Fine, but so what? Well, while ergodicity has long been a useful assumption in complex systems, one that explains complex systems like fluids, magnets, and the like, it has never really panned out in the lab. Like economics, in other words, the ergodicity hypotheses have been something that worked in practice but not in theory.
That was first demonstrated in some famous experiments done by Stan Ulam and Enrico Fermi back in the 1950s. Using an early computer (real early), they simulated the dynamics of exciting a long chain of masses joined by springs and then seeing what happens. Their discovery? The chain never lapsed into a chaotic equilibrium; instead it got trapped, flitting between a small number of states.

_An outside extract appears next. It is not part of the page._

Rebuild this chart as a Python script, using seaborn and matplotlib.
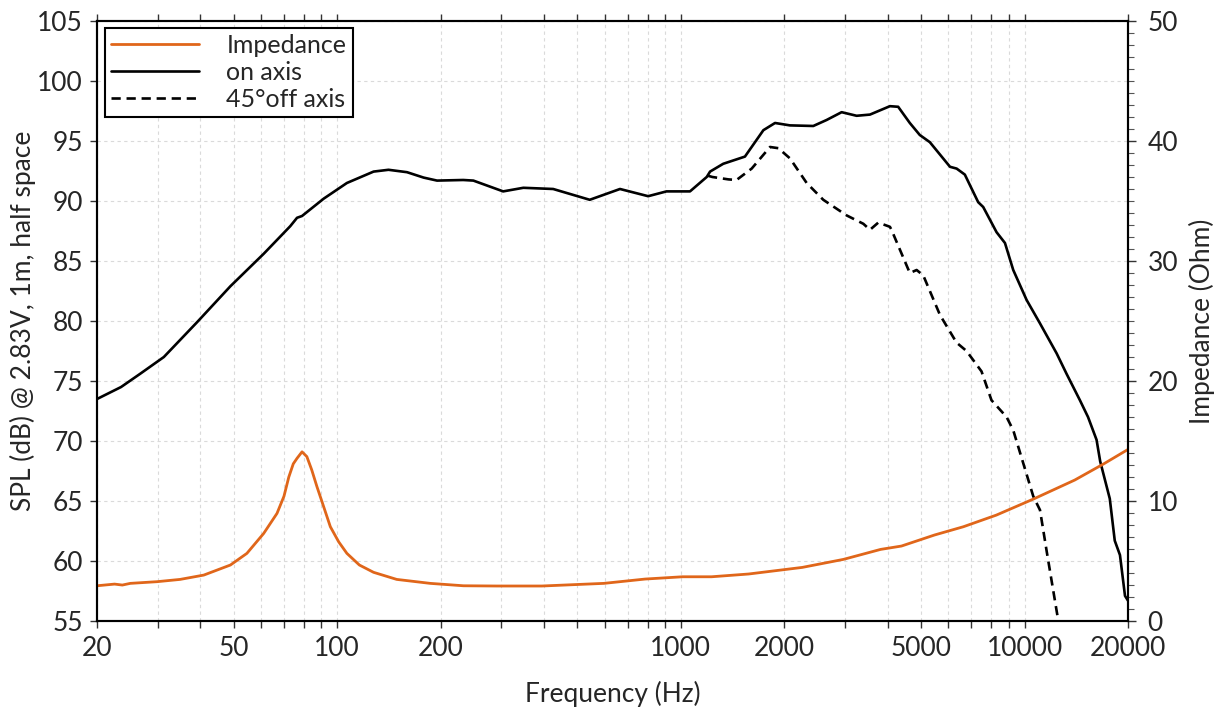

The real world demonstrably didn’t work that way, so what was different? Mark Buchanan explains all in this month’s Nature:
As it turns out, ergodicity seems to come into play when the energy given to the chain is about ten times greater than that applied by Fermi and his colleagues in their original study. At this energy, rather than remaining locked in a semi-repetitive state, the vibrating chain begins to explore its possible states ergodically and relaxes slowly into equilibrium.
In other words, systems need a larger kick in the ass than Fermi and Ulam applied before they break out of non-ergodic states and fully explore their state-space. Not to trivialize or turn to pop sociology a fascinating finding, but it sounds like some people I know.